Unique octagonal shaped BiOCl nanosheets (NS) dominantly exposed with high energy {001} crystal facets have been fabricated via a simple hydrothermal route without using organic surfactants. The dynamics of photogenerated charge carriers have been studied by time-resolved photoluminescence spectroscopy. The fitting parameters of the decay kinetics were used to calculate both the intensity weighted average lifetime (〈τ〉int.), as well as the amplitude weighted average lifetime (〈τ〉amp.) of the photogenerated charge carriers. The 〈τ〉int. and 〈τ〉amp. values for {001} BiOCl NS, i.e., 17.23 ns and 1.94 ns, respectively, were observed to be significantly higher than the corresponding values obtained for pristine BiOCl such as 2.52 ns and 1.07 ns, respectively. Significant quenching of the PL emission intensity of {001} BiOCl NS reflected the enhanced separation of the photogenerated charge carriers. Reduced thickness and in situ iodine doping was favorable to minimize the recombination tendency. The photocatalytic activity was monitored via the photodegradation of RhB under visible light illumination (λ > 400 nm). {001} BiOCl NS exhibited superior performance when compared to pristine BiOCl in terms of the rapid degradation kinetics and higher photonic efficiency.

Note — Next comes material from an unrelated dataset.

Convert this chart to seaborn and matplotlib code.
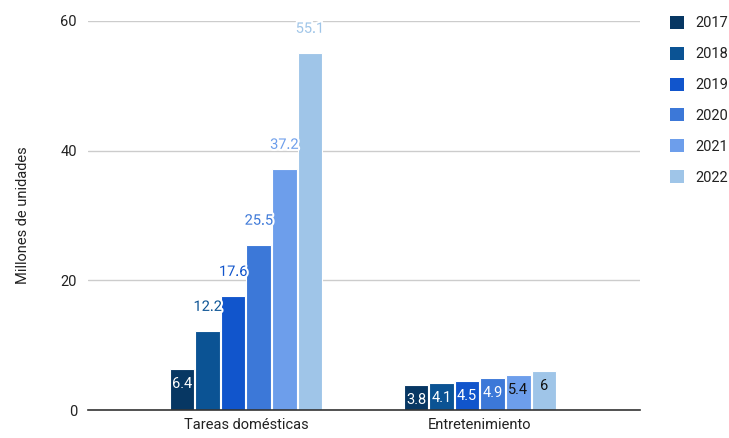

The photocatalytic efficiency of {001} BiOCl NS was 2.8 times higher than pristine BiOCl. Iodine doping induced extended the optical absorption in the visible region and improved the separation of the photogenerated charge carriers, which played an important role to enhance the photocatalytic activity. The photodegradation mechanism was systematically studied using various radical quenchers and it was revealed that photogenerated holes (h+) and superoxide radicals (˙O2−) actively participated whereas hydroxyl (OH˙) radicals had a negligible contribution in the photodegradation of RhB. {001} BiOCl NS has shown a higher photocurrent density and lower charge transfer resistance analyzed through photoelectrochemical and electrochemical impedance measurements. This study highlights the fabrication of unique octagonal BiOCl NS with improved separation of charge carriers across high energy crystal facts to design a highly efficient photocatalyst.